Begin at the first line of the data and copy each line through the one containing "insulin_edges = list(range(0, 245, 5))", that line included, with no pictures.

··· Stored records

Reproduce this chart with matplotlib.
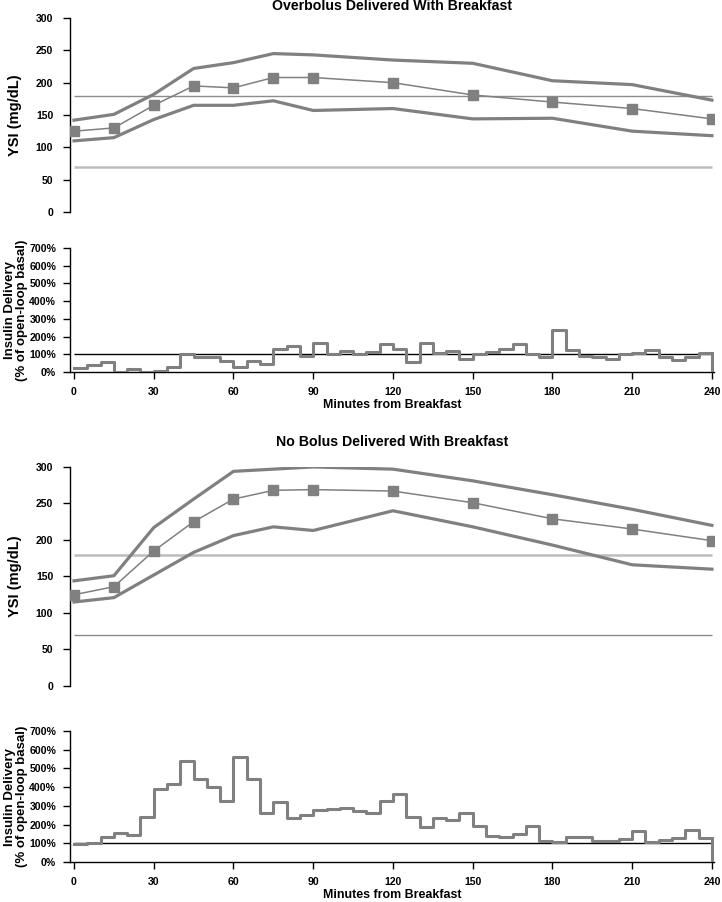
import matplotlib
matplotlib.use("Agg")
import matplotlib.pyplot as plt
from matplotlib import font_manager
from matplotlib.ticker import FuncFormatter

# ---------------- data ----------------
ysi_times = [0, 15, 30, 45, 60, 75, 90, 120, 150, 180, 210, 240]

over_mean = [125, 130, 165, 195, 192, 208, 208, 200, 181, 170, 160, 144]
over_upper = [142, 151, 182, 222, 231, 245, 243, 235, 230, 203, 197, 173]
over_lower = [110, 115, 143, 165, 165, 172, 157, 160, 144, 145, 125, 118]

nobolus_mean = [125, 136, 185, 225, 256, 268, 269, 267, 251, 229, 215, 199]
nobolus_upper = [144, 151, 217, 256, 294, 297, 300, 297, 281, 262, 242, 220]
nobolus_lower = [115, 121, 152, 183, 206, 218, 213, 240, 218, 193, 166, 160]

insulin_edges = list(range(0, 245, 5))  # 0..240 step 5

over_insulin = [23, 40, 58, 1, 17, 0, 6, 29, 100, 83, 83, 63,
                29, 63, 44, 131, 148, 90, 162, 102, 121, 102, 113, 156,
                127, 59, 163, 108, 118, 76, 104, 114, 127, 159, 104, 86,
                237, 122, 92, 84, 76, 104, 108, 124, 84, 65, 84, 108]

nobolus_insulin = [95, 101, 135, 156, 143, 239, 390, 416, 542, 444, 402, 324,
                   559, 444, 263, 320, 235, 252, 276, 283, 288, 271, 260, 327,
                   364, 243, 189, 235, 224, 260, 195, 139, 135, 152, 191, 113,
                   105, 132, 132, 111, 111, 125, 164, 105, 120, 128, 169, 127]

titles = ["Overbolus Delivered With Breakfast", "No Bolus Delivered With Breakfast"]
glucose_label = "YSI (mg/dL)"
insulin_label = "Insulin Delivery\n(% of open-loop basal)"
minutes_label = "Minutes from Breakfast"
glucose_ticks = [0, 50, 100, 150, 200, 250, 300]
insulin_ticks = [0, 100, 200, 300, 400, 500, 600, 700]
minute_ticks = [0, 30, 60, 90, 120, 150, 180, 210, 240]
low_threshold = 70
high_threshold = 180
basal_level = 100

# ---------------- style ----------------
GRAY = "#808080"
DARK_TH = "#8c8c8c"
LIGHT_TH = "#bdbdbd"

_names = {f.name for f in font_manager.fontManager.ttflist}
if "Liberation Sans Narrow" in _names:
    NARROW = ["Liberation Sans Narrow", "DejaVu Sans"]
    nscale = 1.12
else:
    NARROW = ["Liberation Sans", "DejaVu Sans"]
    nscale = 1.0
SANS = ["Liberation Sans", "DejaVu Sans"]

TICK_FS = 7.6 * nscale
TITLE_FS = 10.2 * nscale
XLAB_FS = 8.9 * nscale

fig = plt.figure(figsize=(7.22, 9.02), dpi=100)

L, R = 0.097, 0.989
AXW_PX = (R - L) * 722
panels = [
    dict(g=(0.765, 0.980), i=(0.5876, 0.7250), mean=over_mean, up=over_upper,
         lo=over_lower, ins=over_insulin, title=titles[0],
         th_styles=[(low_threshold, LIGHT_TH, 1.8), (high_threshold, DARK_TH, 1.0)],
         title_y=1 - 6.5 / 902, xlab_y=1 - 405 / 902),
    dict(g=(0.2395, 0.4823), i=(0.0443, 0.1896), mean=nobolus_mean, up=nobolus_upper,
         lo=nobolus_lower, ins=nobolus_insulin, title=titles[1],
         th_styles=[(low_threshold, DARK_TH, 1.0), (high_threshold, LIGHT_TH, 1.8)],
         title_y=1 - 442 / 902, xlab_y=1 - 895 / 902),
]

XMIN, XMAX = -1.5, 240.8
cx = (L + R) / 2

for p in panels:
    # glucose axes
    g0, g1 = p["g"]
    ax = fig.add_axes([L, g0, R - L, g1 - g0])
    ax.set_xlim(XMIN, XMAX)
    ax.set_ylim(0, 300)
    for val, col, lw in p["th_styles"]:
        ax.hlines(val, 0, 240, colors=col, linewidth=lw, zorder=1)
    ax.plot(ysi_times, p["up"], color=GRAY, linewidth=2.3, zorder=2)
    ax.plot(ysi_times, p["lo"], color=GRAY, linewidth=2.3, zorder=2)
    ax.plot(ysi_times, p["mean"], color=GRAY, linewidth=1.1, marker="s",
            markersize=6.8, zorder=3)
    for s in ["top", "right", "bottom"]:
        ax.spines[s].set_visible(False)
    ax.spines["left"].set_linewidth(1.0)
    ax.set_xticks([])
    ax.set_yticks(glucose_ticks)
    ax.tick_params(axis="y", direction="out", length=5, width=1, pad=7)
    for t in ax.get_yticklabels():
        t.set_fontfamily(NARROW)
        t.set_fontweight("bold")
        t.set_fontsize(TICK_FS)
    ax.set_ylabel(glucose_label, fontfamily=SANS, fontweight="bold", fontsize=10.5)
    ax.yaxis.set_label_coords((22 - 70) / AXW_PX, 0.5)
    fig.text(cx, p["title_y"], p["title"], ha="center", va="center",
             fontfamily=NARROW, fontweight="bold", fontsize=TITLE_FS)

    # insulin axes
    i0, i1 = p["i"]
    bx = fig.add_axes([L, i0, R - L, i1 - i0])
    bx.set_xlim(XMIN, XMAX)
    bx.set_ylim(0, 700)
    vals = p["ins"]
    xs = insulin_edges
    ys = list(vals) + [vals[-1]]
    bx.step(xs, ys, where="post", color=GRAY, linewidth=2.2, zorder=3)
    bx.vlines(xs[-1], 0, vals[-1], colors=GRAY, linewidth=2.2, zorder=3)
    bx.hlines(basal_level, 0, 240, colors="black", linewidth=1.0, zorder=2)
    for s in ["top", "right"]:
        bx.spines[s].set_visible(False)
    bx.spines["left"].set_linewidth(1.0)
    bx.spines["bottom"].set_linewidth(1.0)
    bx.set_yticks(insulin_ticks)
    bx.yaxis.set_major_formatter(FuncFormatter(lambda v, _: f"{v:.0f}%"))
    bx.set_xticks(minute_ticks)
    bx.tick_params(axis="both", direction="out", length=5, width=1)
    bx.tick_params(axis="y", pad=5)
    bx.tick_params(axis="x", pad=6)
    for t in bx.get_yticklabels() + bx.get_xticklabels():
        t.set_fontfamily(NARROW)
        t.set_fontweight("bold")
        t.set_fontsize(TICK_FS)
    bx.set_ylabel(insulin_label, fontfamily=SANS, fontweight="bold", fontsize=9.5,
                  linespacing=0.95)
    bx.yaxis.set_label_coords((28 - 70) / AXW_PX, 0.5)
    fig.text(cx, p["xlab_y"], minutes_label, ha="center", va="center",
             fontfamily=NARROW, fontweight="bold", fontsize=XLAB_FS)

fig.savefig("out.png", dpi=100)
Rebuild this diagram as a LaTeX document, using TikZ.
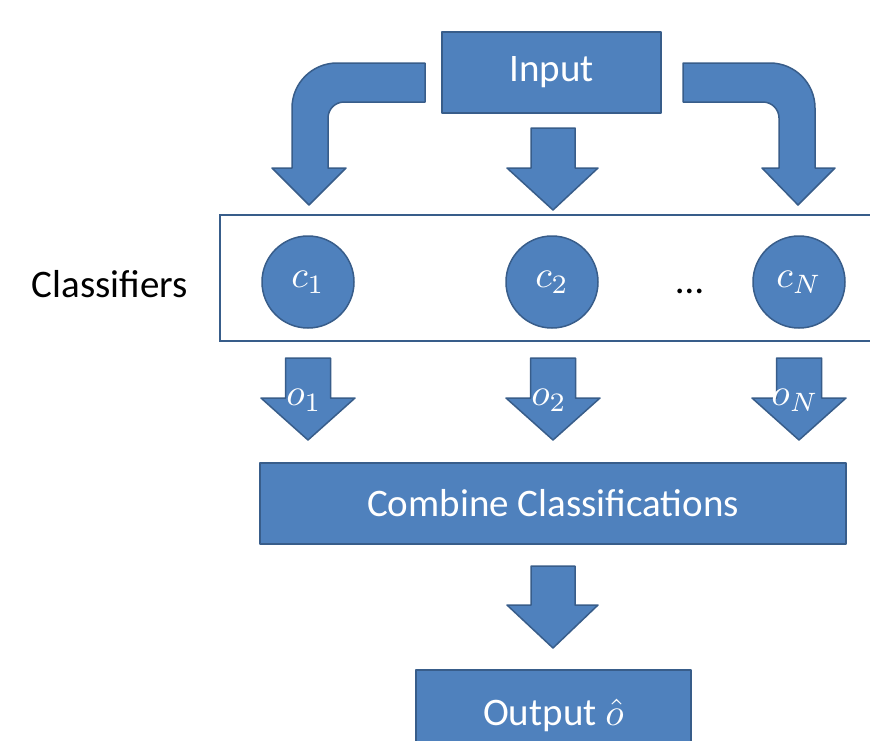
\documentclass[tikz,border=0pt]{standalone}
\usepackage{fontspec}
\setmainfont{Carlito}
\definecolor{boxfill}{HTML}{4F81BD}
\definecolor{boxline}{HTML}{385D8A}
\newcommand{\bigmath}[1]{\scalebox{3.8}{\normalsize$#1$}}
\tikzset{
  shapefill/.style={fill=boxfill, draw=boxline, line width=1.5pt, line join=round},
  bluebox/.style={shapefill, rectangle, inner sep=0pt, text=white, font=\fontsize{39}{47}\selectfont},
  clsnode/.style={shapefill, circle, minimum size=92pt, inner sep=0pt, text=white, font=\fontsize{39}{47}\selectfont},
  olabel/.style={text=white, inner sep=0pt},
  plaintext/.style={inner sep=0pt, font=\fontsize{39}{47}\selectfont}
}
\begin{document}
\begin{tikzpicture}[x=1pt,y=-1pt]
\useasboundingbox (0,0) rectangle (870,740);
\clip (0,0) rectangle (870,740);
\fill[white] (0,0) rectangle (870,740);

% Input
\node[bluebox, minimum width=219pt, minimum height=81pt] (input) at (551.5,72.5) {Input};

% left bent arrow
\draw[shapefill] (425,63) -- (337,63) .. controls (312.2,63) and (292,83.2) .. (292,108)
  -- (292,168) -- (272,168) -- (309,205) -- (346,168) -- (328,168) -- (328,118)
  .. controls (328,109.2) and (335.2,102) .. (344,102) -- (425,102) -- cycle;
% right bent arrow
\draw[shapefill] (683,63) -- (770,63) .. controls (794.8,63) and (815,83.2) .. (815,108)
  -- (815,168) -- (835,168) -- (798,205) -- (762,168) -- (779,168) -- (779,118)
  .. controls (779,109.2) and (771.8,102) .. (763,102) -- (683,102) -- cycle;
% middle arrow
\draw[shapefill] (531,128) -- (575,128) -- (575,168) -- (598,168) -- (553,210) -- (507,168) -- (531,168) -- cycle;

% classifiers frame
\draw[draw=boxline, line width=2.5pt] (920,215) -- (220,215) -- (220,341) -- (920,341);
\node[plaintext, anchor=base] (lbl) at (110,297) {Classifiers};

\node[clsnode] (c1) at (308,282) {\bigmath{c_1}};
\node[clsnode] (c2) at (552,282) {\bigmath{c_2}};
\node[clsnode] (cN) at (799,282) {\bigmath{c_N}};
\node[plaintext, anchor=base] (dots) at (690,293) {…};

% output arrows
\foreach \cx/\nm/\lab in {308/o1/{o_1}, 553/o2/{o_2}, 799/oN/{o_N}}{
  \draw[shapefill] (\cx-22.5,358) -- (\cx+22.5,358) -- (\cx+22.5,398) -- (\cx+47,398)
     -- (\cx,440) -- (\cx-47,398) -- (\cx-22.5,398) -- cycle;
  \node[olabel] (\nm) at (\cx-4,400) {\bigmath{\lab}};
}

% combine
\node[bluebox, minimum width=586pt, minimum height=81pt] (comb) at (553,503.5) {Combine Classifications};

% bottom arrow
\draw[shapefill] (531,566) -- (575,566) -- (575,605) -- (598,605) -- (553,648) -- (507,605) -- (531,605) -- cycle;

% output
\node[bluebox, minimum width=275pt, minimum height=90pt] (out) at (553.5,715) {Output \bigmath{\hat{o}}};
\end{tikzpicture}
\end{document}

······

Full response
Reproduce this chart with matplotlib.
import matplotlib
matplotlib.use("Agg")
import matplotlib.pyplot as plt
from matplotlib import font_manager
from matplotlib.ticker import FuncFormatter

# ---------------- data ----------------
ysi_times = [0, 15, 30, 45, 60, 75, 90, 120, 150, 180, 210, 240]

over_mean = [125, 130, 165, 195, 192, 208, 208, 200, 181, 170, 160, 144]
over_upper = [142, 151, 182, 222, 231, 245, 243, 235, 230, 203, 197, 173]
over_lower = [110, 115, 143, 165, 165, 172, 157, 160, 144, 145, 125, 118]

nobolus_mean = [125, 136, 185, 225, 256, 268, 269, 267, 251, 229, 215, 199]
nobolus_upper = [144, 151, 217, 256, 294, 297, 300, 297, 281, 262, 242, 220]
nobolus_lower = [115, 121, 152, 183, 206, 218, 213, 240, 218, 193, 166, 160]

insulin_edges = list(range(0, 245, 5))  # 0..240 step 5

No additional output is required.